— start —

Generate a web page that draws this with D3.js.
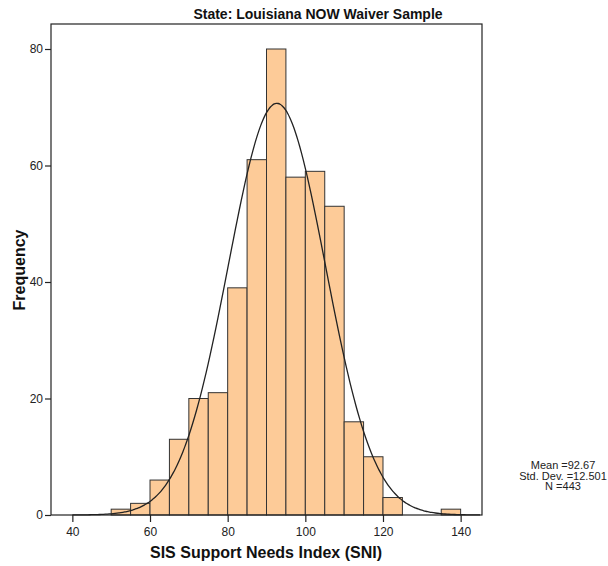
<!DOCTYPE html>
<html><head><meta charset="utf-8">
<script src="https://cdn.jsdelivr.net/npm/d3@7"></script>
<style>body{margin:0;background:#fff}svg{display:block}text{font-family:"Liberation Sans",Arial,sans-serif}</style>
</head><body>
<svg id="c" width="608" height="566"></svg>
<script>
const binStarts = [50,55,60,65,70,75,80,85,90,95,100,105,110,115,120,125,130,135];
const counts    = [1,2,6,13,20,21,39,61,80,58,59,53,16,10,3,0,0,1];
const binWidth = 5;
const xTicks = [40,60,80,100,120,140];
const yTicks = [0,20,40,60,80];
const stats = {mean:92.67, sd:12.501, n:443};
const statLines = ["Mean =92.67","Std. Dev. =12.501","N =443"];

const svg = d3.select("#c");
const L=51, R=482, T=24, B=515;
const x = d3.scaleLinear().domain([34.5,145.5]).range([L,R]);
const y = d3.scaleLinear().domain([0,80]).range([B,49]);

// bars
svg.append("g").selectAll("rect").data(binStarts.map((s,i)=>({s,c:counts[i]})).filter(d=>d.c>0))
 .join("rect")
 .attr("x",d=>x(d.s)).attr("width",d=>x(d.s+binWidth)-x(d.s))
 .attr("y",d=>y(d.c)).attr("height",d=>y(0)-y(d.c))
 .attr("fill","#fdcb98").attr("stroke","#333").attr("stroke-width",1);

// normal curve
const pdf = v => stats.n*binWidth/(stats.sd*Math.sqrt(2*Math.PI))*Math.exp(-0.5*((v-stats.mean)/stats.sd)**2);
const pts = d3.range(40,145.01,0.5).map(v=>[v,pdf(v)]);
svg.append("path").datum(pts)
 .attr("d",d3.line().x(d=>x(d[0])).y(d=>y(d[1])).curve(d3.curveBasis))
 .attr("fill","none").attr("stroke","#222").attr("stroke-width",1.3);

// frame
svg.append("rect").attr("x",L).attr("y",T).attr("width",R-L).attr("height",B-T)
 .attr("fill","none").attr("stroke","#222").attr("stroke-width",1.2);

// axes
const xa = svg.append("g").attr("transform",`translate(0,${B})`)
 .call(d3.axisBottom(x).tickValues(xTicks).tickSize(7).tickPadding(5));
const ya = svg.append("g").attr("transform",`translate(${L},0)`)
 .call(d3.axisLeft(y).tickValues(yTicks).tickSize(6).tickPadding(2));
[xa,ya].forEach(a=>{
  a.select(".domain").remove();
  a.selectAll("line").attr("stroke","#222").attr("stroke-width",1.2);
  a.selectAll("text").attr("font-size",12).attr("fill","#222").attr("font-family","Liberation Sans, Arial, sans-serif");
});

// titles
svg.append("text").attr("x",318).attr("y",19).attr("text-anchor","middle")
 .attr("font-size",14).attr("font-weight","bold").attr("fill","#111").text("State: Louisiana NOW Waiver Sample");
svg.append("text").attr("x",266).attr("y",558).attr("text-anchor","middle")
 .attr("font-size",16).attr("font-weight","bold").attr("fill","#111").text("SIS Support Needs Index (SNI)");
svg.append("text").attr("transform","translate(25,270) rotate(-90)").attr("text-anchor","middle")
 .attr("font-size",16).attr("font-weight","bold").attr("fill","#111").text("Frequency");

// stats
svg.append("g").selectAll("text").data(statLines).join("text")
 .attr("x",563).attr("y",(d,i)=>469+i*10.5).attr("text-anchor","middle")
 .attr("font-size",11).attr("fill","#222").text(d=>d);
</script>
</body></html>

— end —

Repeat the data in full and exactly. Omit pictures.

Generate a web page that draws this with D3.js.
<!DOCTYPE html>
<html><head><meta charset="utf-8">
<script src="https://cdn.jsdelivr.net/npm/d3@7"></script>
<style>body{margin:0;background:#fff}svg{display:block}text{font-family:"Liberation Sans",Arial,sans-serif}</style>
</head><body>
<svg id="c" width="608" height="566"></svg>
<script>
const binStarts = [50,55,60,65,70,75,80,85,90,95,100,105,110,115,120,125,130,135];
const counts    = [1,2,6,13,20,21,39,61,80,58,59,53,16,10,3,0,0,1];
const binWidth = 5;
const xTicks = [40,60,80,100,120,140];
const yTicks = [0,20,40,60,80];
const stats = {mean:92.67, sd:12.501, n:443};
const statLines = ["Mean =92.67","Std. Dev. =12.501","N =443"];

const svg = d3.select("#c");
const L=51, R=482, T=24, B=515;
const x = d3.scaleLinear().domain([34.5,145.5]).range([L,R]);
const y = d3.scaleLinear().domain([0,80]).range([B,49]);

// bars
svg.append("g").selectAll("rect").data(binStarts.map((s,i)=>({s,c:counts[i]})).filter(d=>d.c>0))
 .join("rect")
 .attr("x",d=>x(d.s)).attr("width",d=>x(d.s+binWidth)-x(d.s))
 .attr("y",d=>y(d.c)).attr("height",d=>y(0)-y(d.c))
 .attr("fill","#fdcb98").attr("stroke","#333").attr("stroke-width",1);

// normal curve
const pdf = v => stats.n*binWidth/(stats.sd*Math.sqrt(2*Math.PI))*Math.exp(-0.5*((v-stats.mean)/stats.sd)**2);
const pts = d3.range(40,145.01,0.5).map(v=>[v,pdf(v)]);
svg.append("path").datum(pts)
 .attr("d",d3.line().x(d=>x(d[0])).y(d=>y(d[1])).curve(d3.curveBasis))
 .attr("fill","none").attr("stroke","#222").attr("stroke-width",1.3);

// frame
svg.append("rect").attr("x",L).attr("y",T).attr("width",R-L).attr("height",B-T)
 .attr("fill","none").attr("stroke","#222").attr("stroke-width",1.2);

// axes
const xa = svg.append("g").attr("transform",`translate(0,${B})`)
 .call(d3.axisBottom(x).tickValues(xTicks).tickSize(7).tickPadding(5));
const ya = svg.append("g").attr("transform",`translate(${L},0)`)
 .call(d3.axisLeft(y).tickValues(yTicks).tickSize(6).tickPadding(2));
[xa,ya].forEach(a=>{
  a.select(".domain").remove();
  a.selectAll("line").attr("stroke","#222").attr("stroke-width",1.2);
  a.selectAll("text").attr("font-size",12).attr("fill","#222").attr("font-family","Liberation Sans, Arial, sans-serif");
});

// titles
svg.append("text").attr("x",318).attr("y",19).attr("text-anchor","middle")
 .attr("font-size",14).attr("font-weight","bold").attr("fill","#111").text("State: Louisiana NOW Waiver Sample");
svg.append("text").attr("x",266).attr("y",558).attr("text-anchor","middle")
 .attr("font-size",16).attr("font-weight","bold").attr("fill","#111").text("SIS Support Needs Index (SNI)");
svg.append("text").attr("transform","translate(25,270) rotate(-90)").attr("text-anchor","middle")
 .attr("font-size",16).attr("font-weight","bold").attr("fill","#111").text("Frequency");

// stats
svg.append("g").selectAll("text").data(statLines).join("text")
 .attr("x",563).attr("y",(d,i)=>469+i*10.5).attr("text-anchor","middle")
 .attr("font-size",11).attr("fill","#222").text(d=>d);
</script>
</body></html>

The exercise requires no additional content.